Thomas Jefferson in a letter to Peter Carr, 10 August 1787

“During almost fifteen centuries has the legal establishment of Christianity been on trial. What have been its fruits? More or less in all places, pride and indolence in the Clergy, ignorance and servility in the laity; in both, superstition, bigotry and persecution.”

“What influence, in fact, have ecclesiastical establishments had on society? In some instances they have been seen to erect a spiritual tyranny on the ruins of the civil authority; on many instances they have been seen upholding the thrones of political tyranny; in no instance have they been the guardians of the liberties of the people. Rulers who wish to subvert the public liberty may have found an established clergy convenient auxiliaries. A just government, instituted to secure and perpetuate it, needs them not.”
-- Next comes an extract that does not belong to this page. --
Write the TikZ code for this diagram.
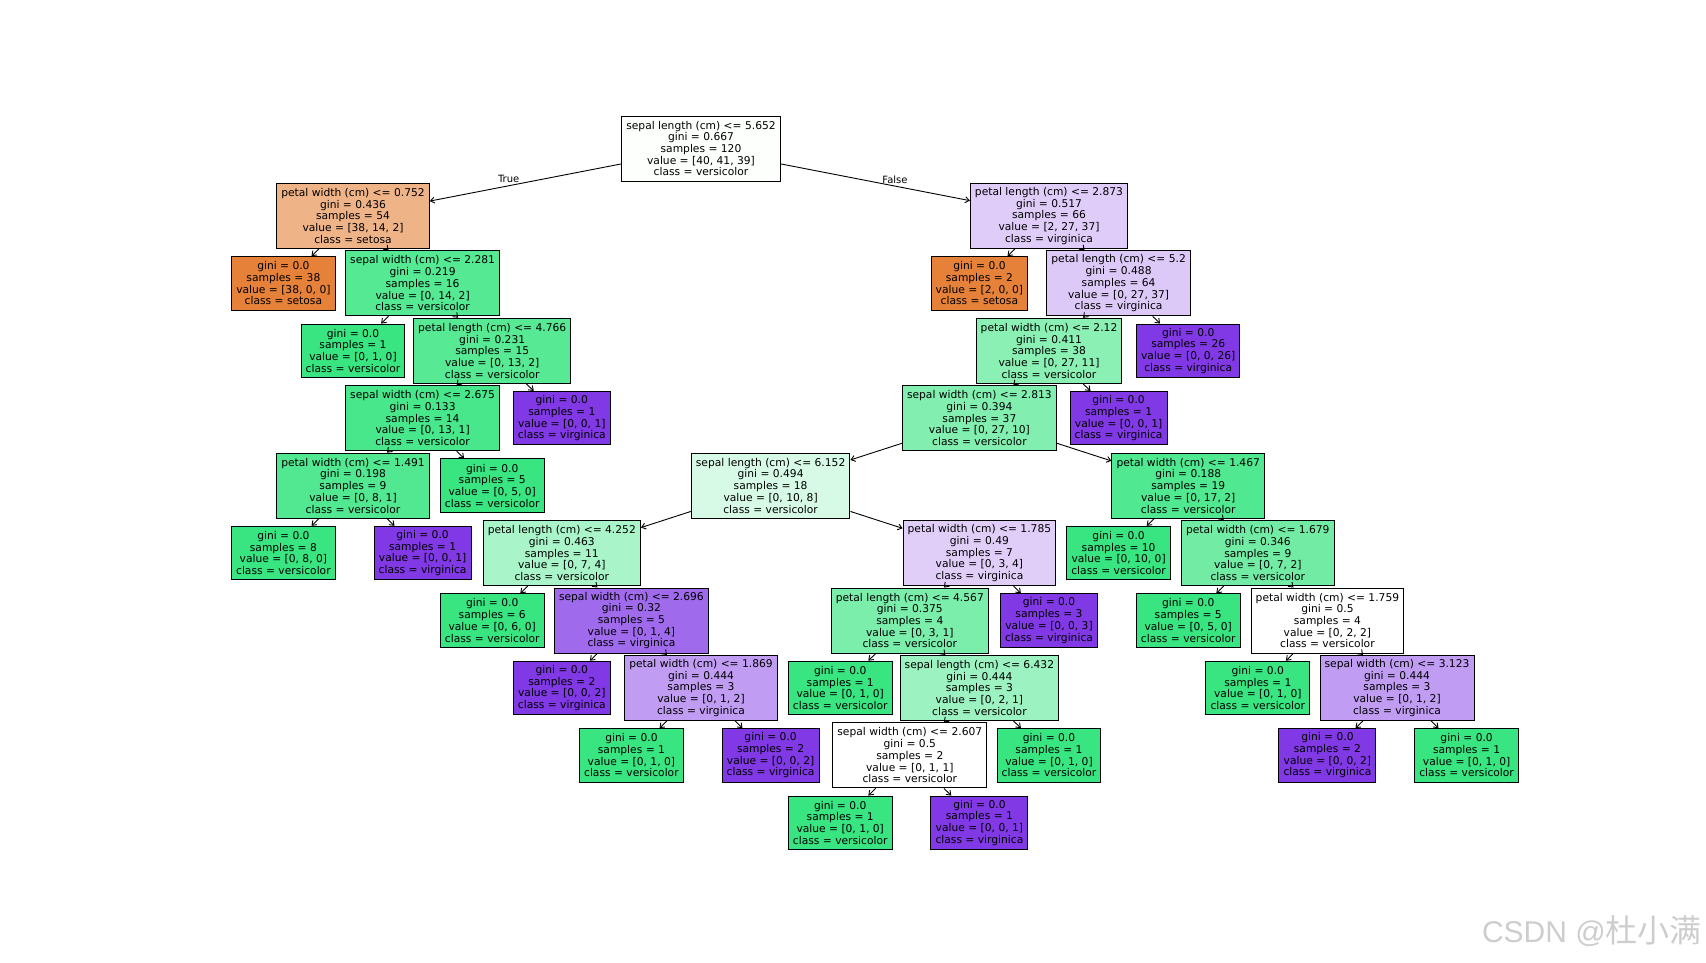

James Madison 1785 Memorial and Remonstrance against Religious Assessments

“Where the preamble declares, that coercion is a departure from the plan of the holy author of our religion, an amendment was proposed by inserting “Jesus Christ,” so that it would read “A departure from the plan of Jesus Christ, the holy author of our religion;” the insertion was rejected by the great majority, in proof that they meant to comprehend, within the mantle of its protection, the Jew and the Gentile, the Christian and Mohammedan, the Hindoo and Infidel of every denomination.” Thomas Jefferson wrote in his Autobiography, in reference to the Virginia Act for Religious Freedom

You wrote:

“God was in on the founding of this country.”

Really? Well, this country was “founded” from sea to shining sea long before the Europeans set foot on this country.

I think it is YOU that needs to do some real research on the history of this country because your ignorance is astounding.